__Exercise details__. Reproduce exactly the lines starting at the line that contains "Write the TikZ code for this diagram." and ending at the line that contains "(trace) at (99,234)". Omit pictures.

__Data supplied__.
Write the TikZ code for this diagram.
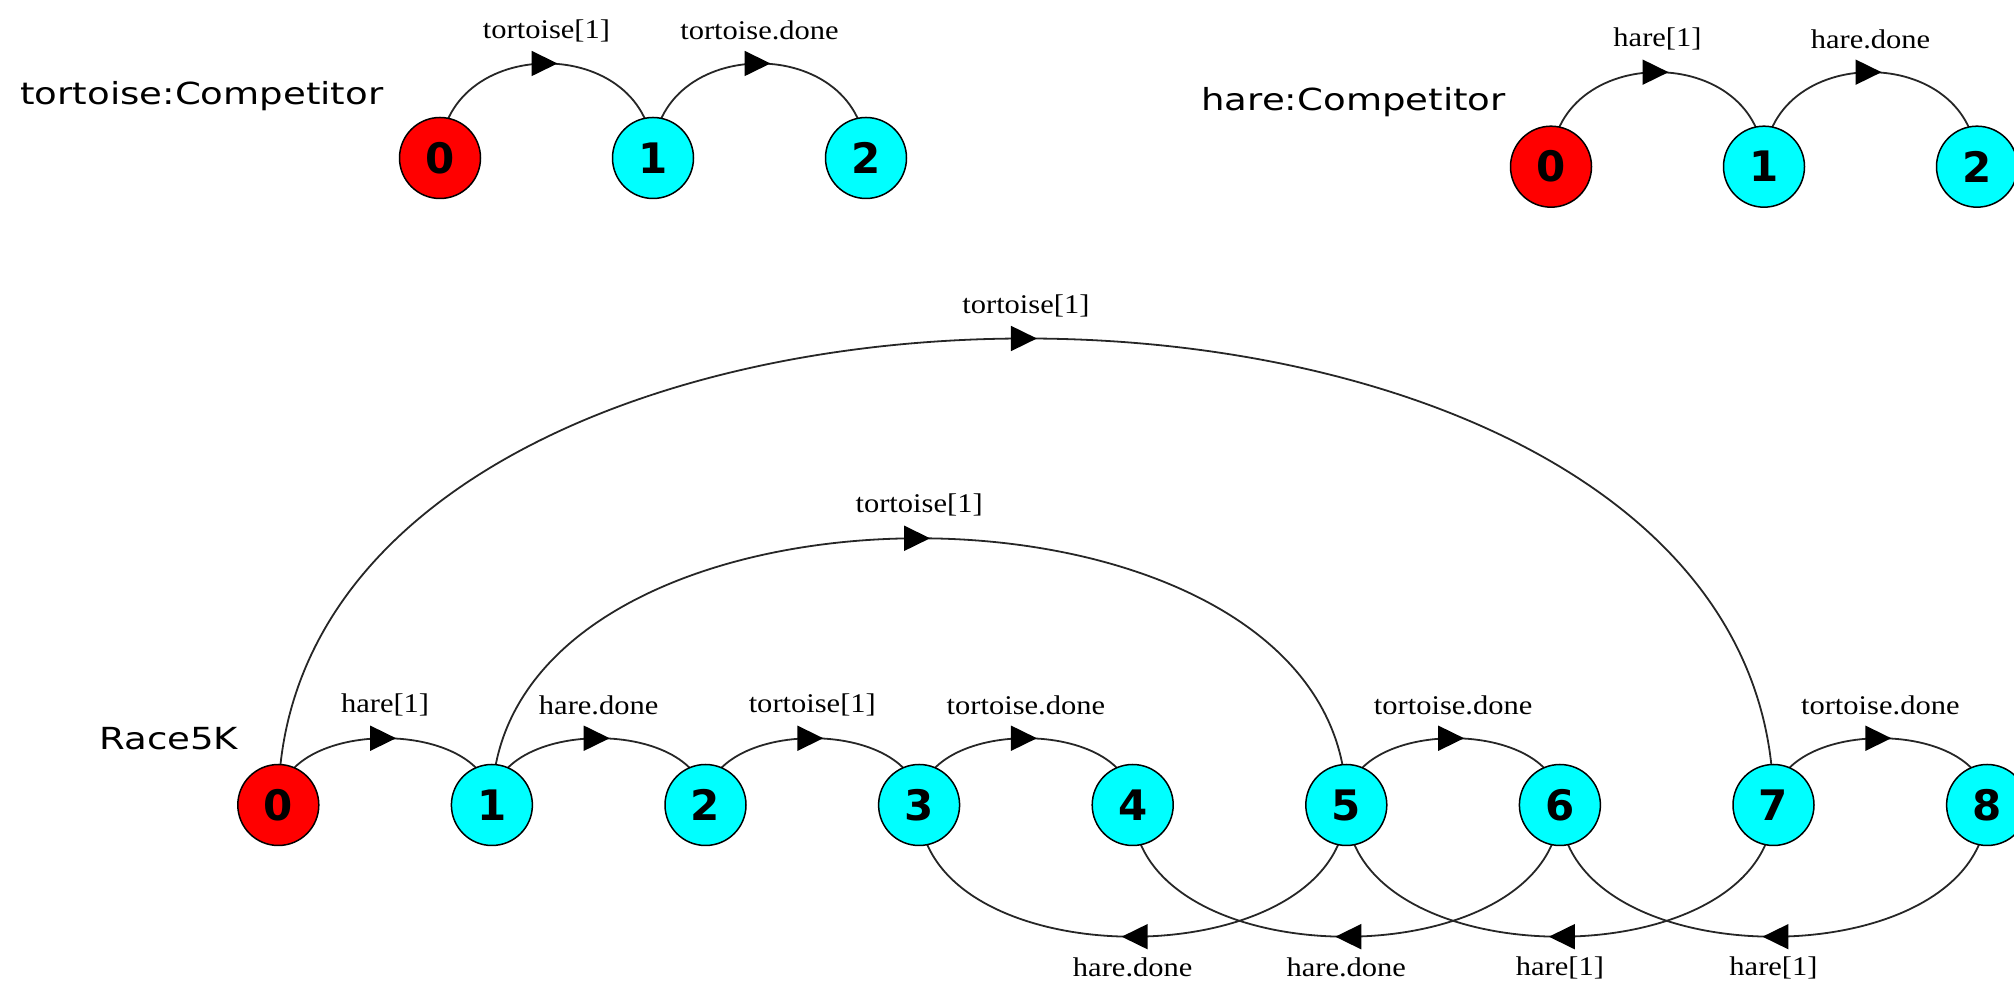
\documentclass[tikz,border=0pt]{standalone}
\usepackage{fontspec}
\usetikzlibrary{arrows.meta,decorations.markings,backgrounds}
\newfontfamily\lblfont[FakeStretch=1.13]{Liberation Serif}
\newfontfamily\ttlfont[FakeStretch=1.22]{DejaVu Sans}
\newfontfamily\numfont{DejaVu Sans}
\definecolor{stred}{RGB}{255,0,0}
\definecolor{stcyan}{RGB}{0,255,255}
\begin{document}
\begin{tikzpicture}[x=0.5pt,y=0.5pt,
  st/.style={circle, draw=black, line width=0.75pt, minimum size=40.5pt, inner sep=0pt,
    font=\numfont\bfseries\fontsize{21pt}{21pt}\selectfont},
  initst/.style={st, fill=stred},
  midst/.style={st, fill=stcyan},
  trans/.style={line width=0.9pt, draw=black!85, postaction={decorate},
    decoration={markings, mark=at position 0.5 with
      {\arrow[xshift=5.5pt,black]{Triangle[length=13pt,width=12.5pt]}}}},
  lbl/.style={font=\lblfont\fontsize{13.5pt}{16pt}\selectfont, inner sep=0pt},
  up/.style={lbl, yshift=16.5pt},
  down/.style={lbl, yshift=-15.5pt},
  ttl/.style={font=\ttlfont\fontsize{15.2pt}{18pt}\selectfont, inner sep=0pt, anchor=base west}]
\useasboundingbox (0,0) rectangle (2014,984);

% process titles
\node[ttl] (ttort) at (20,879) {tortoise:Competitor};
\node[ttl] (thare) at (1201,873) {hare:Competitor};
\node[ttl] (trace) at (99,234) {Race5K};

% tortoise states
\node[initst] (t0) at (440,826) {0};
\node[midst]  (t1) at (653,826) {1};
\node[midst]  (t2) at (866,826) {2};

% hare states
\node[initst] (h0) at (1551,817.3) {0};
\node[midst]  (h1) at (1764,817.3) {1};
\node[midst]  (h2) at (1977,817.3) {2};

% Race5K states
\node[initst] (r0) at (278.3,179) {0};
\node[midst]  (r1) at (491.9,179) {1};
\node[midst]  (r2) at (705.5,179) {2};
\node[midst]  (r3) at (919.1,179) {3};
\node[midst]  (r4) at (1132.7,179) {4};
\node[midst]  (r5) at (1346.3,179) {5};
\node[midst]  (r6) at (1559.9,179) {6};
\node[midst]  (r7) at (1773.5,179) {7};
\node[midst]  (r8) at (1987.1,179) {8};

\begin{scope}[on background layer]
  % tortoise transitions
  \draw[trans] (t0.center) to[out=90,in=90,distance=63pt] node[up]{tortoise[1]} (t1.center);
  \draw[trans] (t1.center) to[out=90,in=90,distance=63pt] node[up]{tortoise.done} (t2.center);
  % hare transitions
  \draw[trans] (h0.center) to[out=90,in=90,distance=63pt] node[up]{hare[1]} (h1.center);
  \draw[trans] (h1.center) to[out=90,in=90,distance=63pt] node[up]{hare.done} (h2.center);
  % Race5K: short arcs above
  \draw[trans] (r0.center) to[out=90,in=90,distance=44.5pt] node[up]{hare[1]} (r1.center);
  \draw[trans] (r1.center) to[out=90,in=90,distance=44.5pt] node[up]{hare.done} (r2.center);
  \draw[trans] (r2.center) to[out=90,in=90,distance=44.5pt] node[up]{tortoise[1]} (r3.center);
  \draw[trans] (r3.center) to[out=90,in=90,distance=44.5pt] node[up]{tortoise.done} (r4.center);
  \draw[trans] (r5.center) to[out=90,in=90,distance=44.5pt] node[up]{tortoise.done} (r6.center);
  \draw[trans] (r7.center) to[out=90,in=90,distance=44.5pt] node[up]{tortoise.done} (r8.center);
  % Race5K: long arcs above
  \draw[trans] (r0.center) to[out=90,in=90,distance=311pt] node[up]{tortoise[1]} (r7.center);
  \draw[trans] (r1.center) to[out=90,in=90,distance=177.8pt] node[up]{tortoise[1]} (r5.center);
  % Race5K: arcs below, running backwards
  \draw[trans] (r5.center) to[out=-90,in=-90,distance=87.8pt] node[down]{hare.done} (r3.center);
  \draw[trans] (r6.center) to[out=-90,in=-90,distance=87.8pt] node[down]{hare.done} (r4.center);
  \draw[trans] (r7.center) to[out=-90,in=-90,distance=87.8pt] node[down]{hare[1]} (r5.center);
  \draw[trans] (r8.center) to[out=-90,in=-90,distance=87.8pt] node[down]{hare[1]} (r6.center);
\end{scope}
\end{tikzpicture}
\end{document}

---

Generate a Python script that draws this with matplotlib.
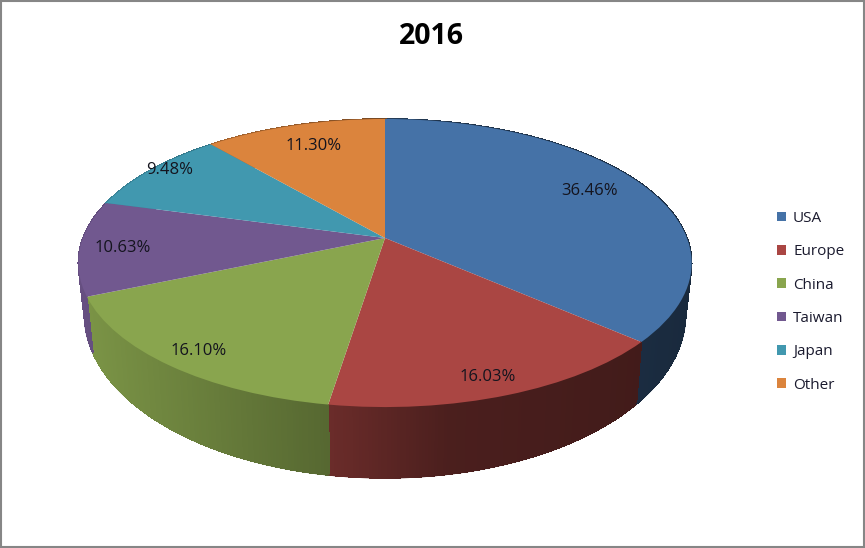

__The result__.
Write the TikZ code for this diagram.
\documentclass[tikz,border=0pt]{standalone}
\usepackage{fontspec}
\usetikzlibrary{arrows.meta,decorations.markings,backgrounds}
\newfontfamily\lblfont[FakeStretch=1.13]{Liberation Serif}
\newfontfamily\ttlfont[FakeStretch=1.22]{DejaVu Sans}
\newfontfamily\numfont{DejaVu Sans}
\definecolor{stred}{RGB}{255,0,0}
\definecolor{stcyan}{RGB}{0,255,255}
\begin{document}
\begin{tikzpicture}[x=0.5pt,y=0.5pt,
  st/.style={circle, draw=black, line width=0.75pt, minimum size=40.5pt, inner sep=0pt,
    font=\numfont\bfseries\fontsize{21pt}{21pt}\selectfont},
  initst/.style={st, fill=stred},
  midst/.style={st, fill=stcyan},
  trans/.style={line width=0.9pt, draw=black!85, postaction={decorate},
    decoration={markings, mark=at position 0.5 with
      {\arrow[xshift=5.5pt,black]{Triangle[length=13pt,width=12.5pt]}}}},
  lbl/.style={font=\lblfont\fontsize{13.5pt}{16pt}\selectfont, inner sep=0pt},
  up/.style={lbl, yshift=16.5pt},
  down/.style={lbl, yshift=-15.5pt},
  ttl/.style={font=\ttlfont\fontsize{15.2pt}{18pt}\selectfont, inner sep=0pt, anchor=base west}]
\useasboundingbox (0,0) rectangle (2014,984);

% process titles
\node[ttl] (ttort) at (20,879) {tortoise:Competitor};
\node[ttl] (thare) at (1201,873) {hare:Competitor};
\node[ttl] (trace) at (99,234) {Race5K};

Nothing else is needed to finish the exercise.